May 23 (SeeNews) - Several hundred people gathered in Sofia on Tuesday as the expected revival of a 30-year old project for the construction of a second nuclear power plant (NPP) in Bulgaria resurrected the dispute which has surrounded the project since its inception.
Opponents of the Belene NPP project fear it will lead to heavy fiscal burdens for the country, while at the same time further deepening the country's energy dependence from Russia. Its supporters, however, claim, the project is crucial for meeting the country's energy needs and for the economic development of Bulgaria's economically lagging northern part.
In 2008 the then Socialist-led government broke ground for the plant in Belene, on the Danube river, after a long pause and hired Russia's Atomstroyexport to build two reactors for the plant. After the project made scant headway, Bulgaria finally abandoned it with a parliament decision in February 2013 citing huge consruction costs and unclear prospects for the sale of electricity produced by the plant. In December 2016, Bulgaria paid 601.6 million euro ($720.5 million) in compensation to Atomstroyexport, a subsidiary of Russia's Rosatom, for the equipment manufactured by the Russian company for the project following international arbitration.
The equipment is now stored at the site designated for the plant.
Atomstroyexport will be the only supplier of nuclear fuel for the plant if it commences operations.
Last week, Bulgaria's government asked parliament for a mandate to negotiate with potential strategic investors in the project and submitted a report on the options for its revival drafted by the energy ministry.
The analysis by the ministry has shown that the most appropriate option for rational use of the existing equipment is to resume the construction of the power plant jointly with a strategic investor, on a market basis and without Bulgarian state guarantees. By using this option Bulgaria could recover the costs incurred over the years since the start of the project and will ensure the country's energy security in the long term, the government said.
Earlier this month, China National Nuclear Corporation (CNNC) confirmed its interest in investing in the Belene NPP project.
Regarding the financial expenses related to the project, prime minister Boyko Borissov and energy minister Temenuzhka Petkova have stressed oseveral occasions that the country will only participate in the project company via a non-monetary contribution - the reactors and other equipment plus the construction site and the licences.
However, even if the country's only contribution to the capital of the company running the project consists of the already existing equipment, Bulgaria will still have to provide fresh cash during the construction period in order to cover interest payments on the loan needed for building the plant, Traicho Traikov, former minister of economy and energy, told SeeNews on Wednesday.
"During the construction period, interest fees will amount to around 2 billion euro, if I'm not mistaken," Traikov said.
In addition, even under the best-case scenario, the power plant will incur losses during the first years of its operation, which have to be covered by the shareholders in the company, Traikov noted.
The only option for Bulgaria to avoid those losses is to sell the equipment to the selected strategic investor and thus stay out of the company's shareholding structure.
Futhermore, Bulgaria is obliged to connect the power plant to the existing electricity grid to comply with its energy legislation.
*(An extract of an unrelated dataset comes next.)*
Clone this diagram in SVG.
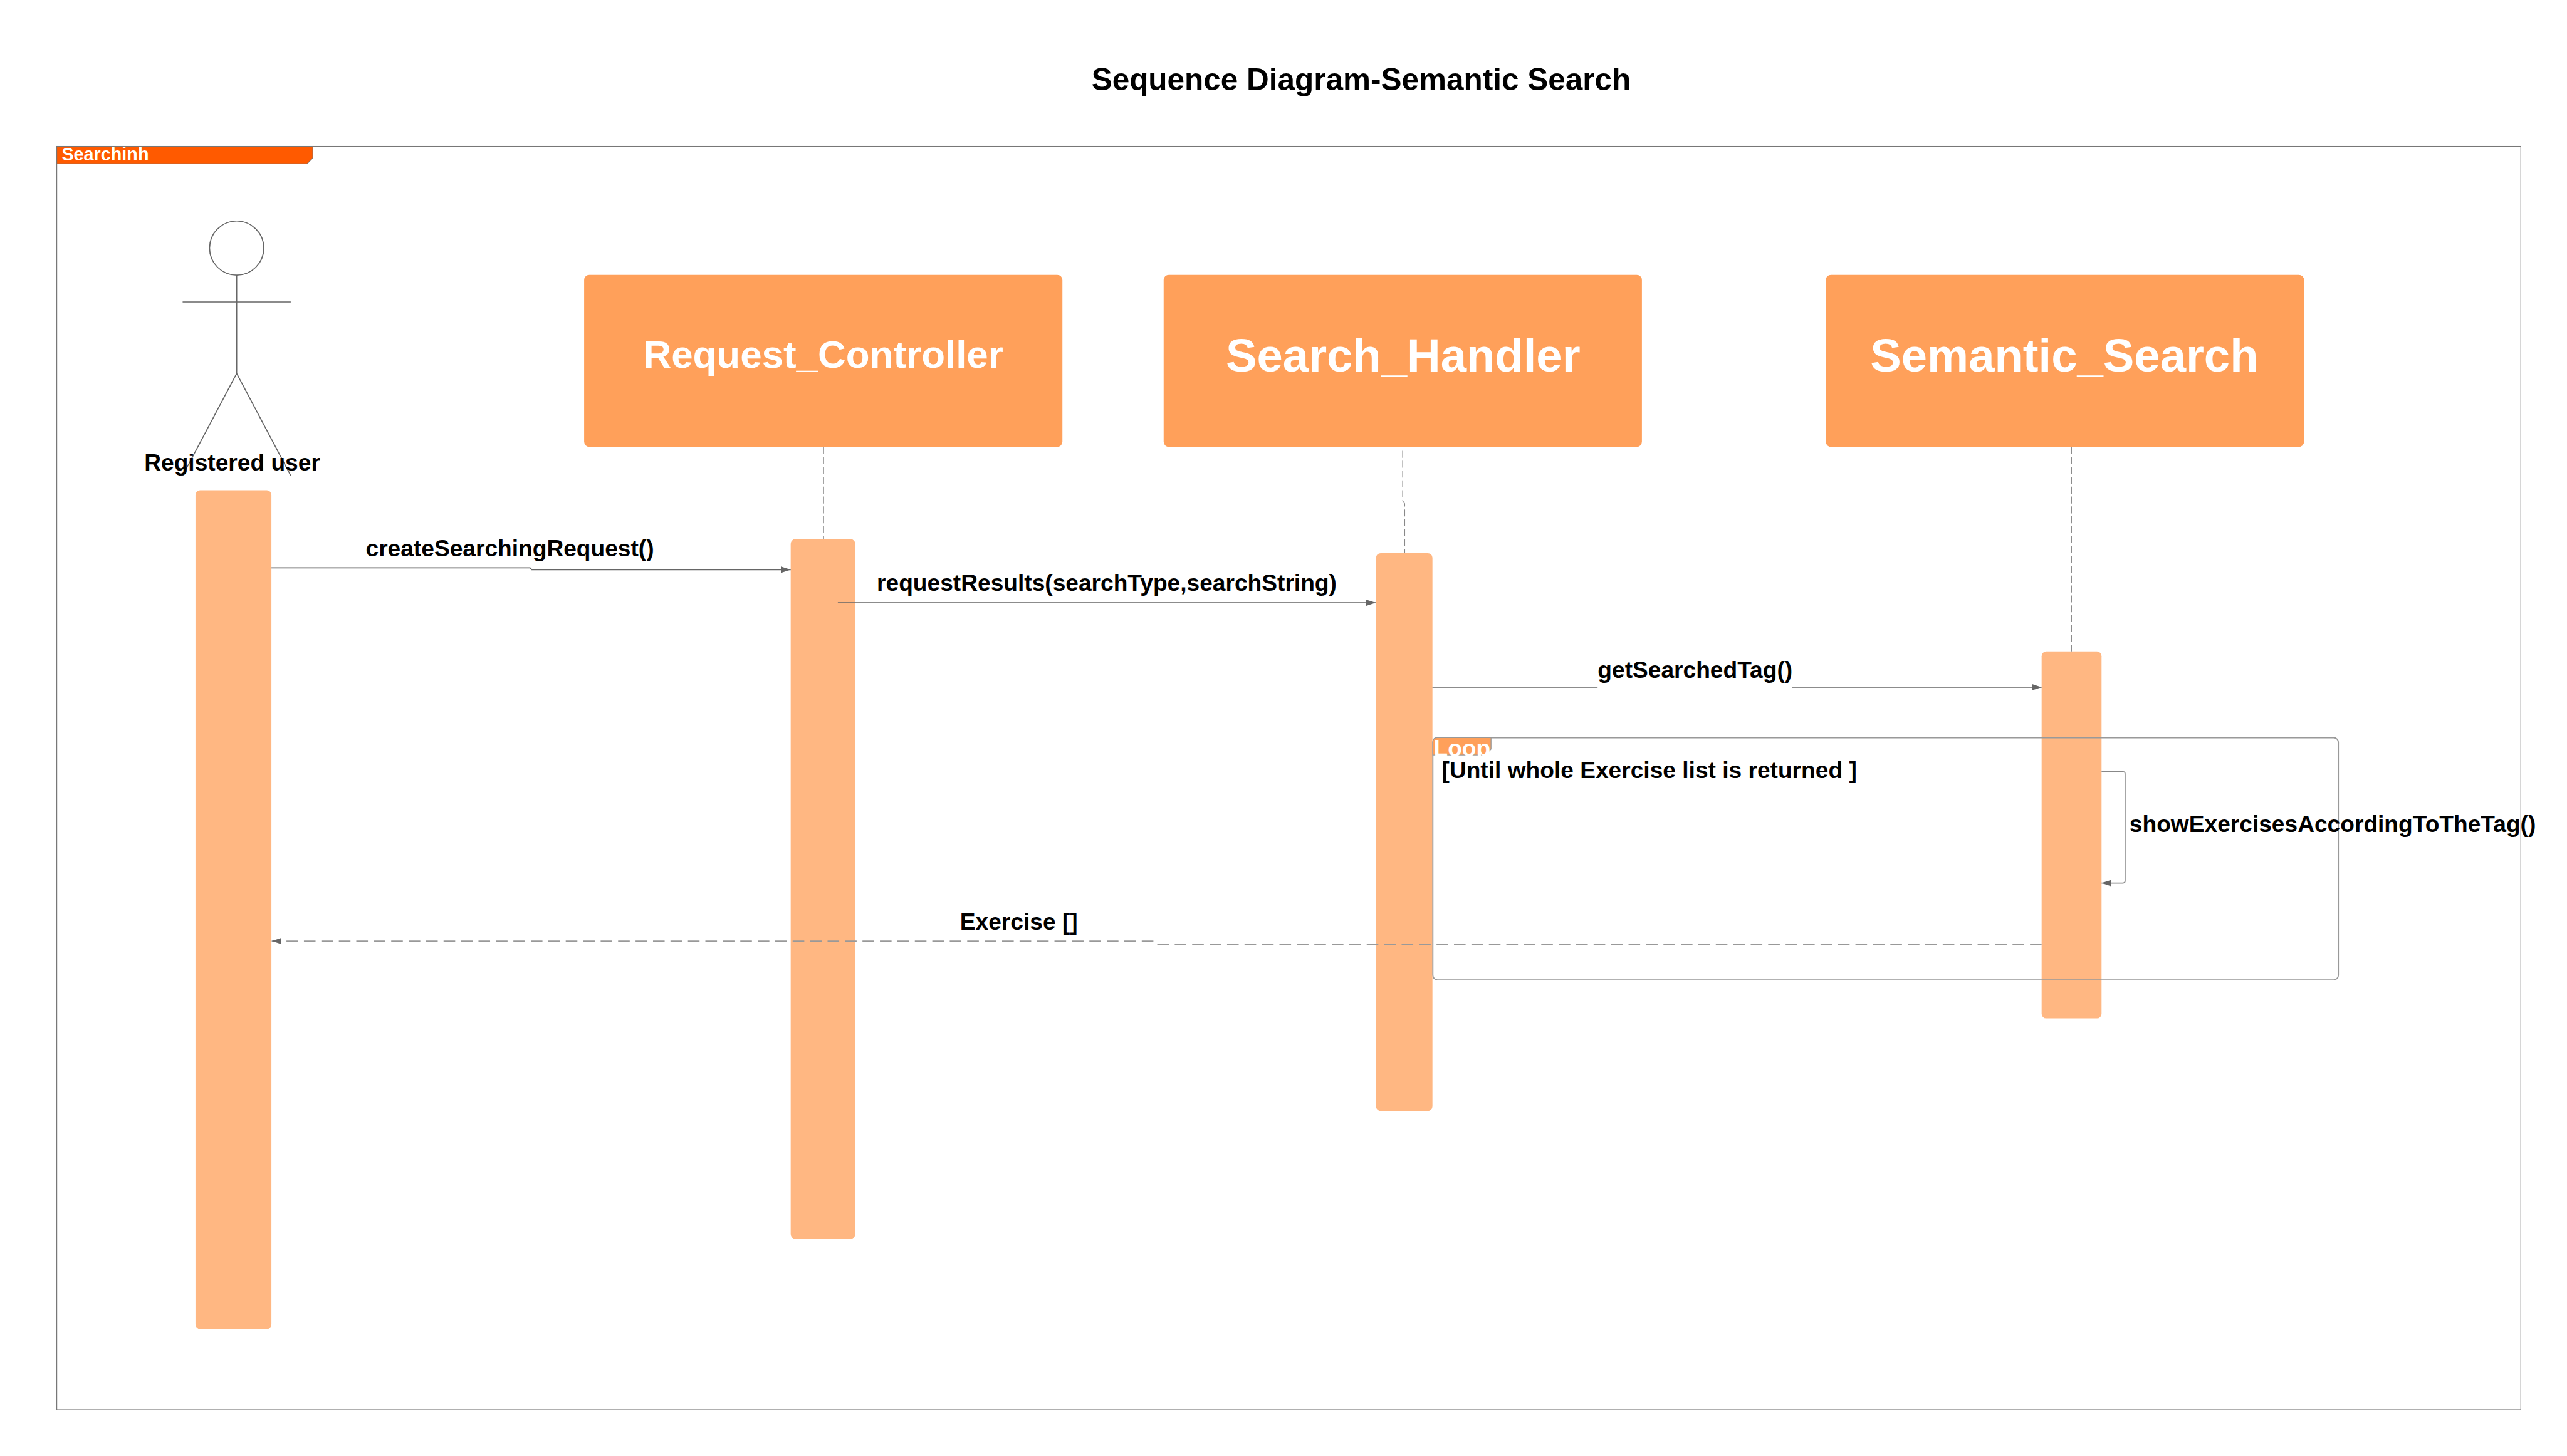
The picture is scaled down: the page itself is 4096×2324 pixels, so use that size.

The expenses for doing so amount to around 1.3 billion levs - for two 400 KV substations, several smaller ones, etc., Traikov explained.
At the same time, Russia has embraced the prospects for the revival of the project.
"We do not know what economic model the Bulgarian side will propose for completion of the project [...] Rosatom will participate in it anyway," Russian news agency TASS quoted Alexei Likhachev, CEO of Rosatom, as saying on Tuesday.
In addition, the possibility of Russian participation in the project was also raised by Bulgaria's president Rumen Radev during his May 21-22 visit to Moscow, where he met with president Vladimir Putin and prime minister Dmitry Medvedev.
"With president Putin we made a strategic overview of our relations. We examined all opportunities, all good traditions, as we have a really great potential in different areas - economy, trade and, especially energy," Radev said in a statement.
Not everyone in Bulgaria, however, is as upbeat.
"We are here to show that Bulgaria really has citizens, who want Europe. We are here, to seek responsibility for this monstrous lie," Hristo Ivanov, leader of the Yes, Bulgaria political party, an extra-parliamentary pro-EU right-wing party, said during a rally against the planned resurrection of the project.
At the same time on Tuesday, supporters of centre-left political party ABV rallied in Sofia in support of the NPP project.
Rumen Petkov, leader of ABV party and a staunch supporter of the project, said it will inject life into the economy Bulgaria's north.
The project is also of utmost importance for securing Bulgaria's energy independence, Petkov said, according to a video file from the rally aired by public broacaster BNT.
Now it is up to parliament to decide whether to unfreeze the project, which is expected to feature high on the agenda of a forthcoming visit by Borissov to Russia.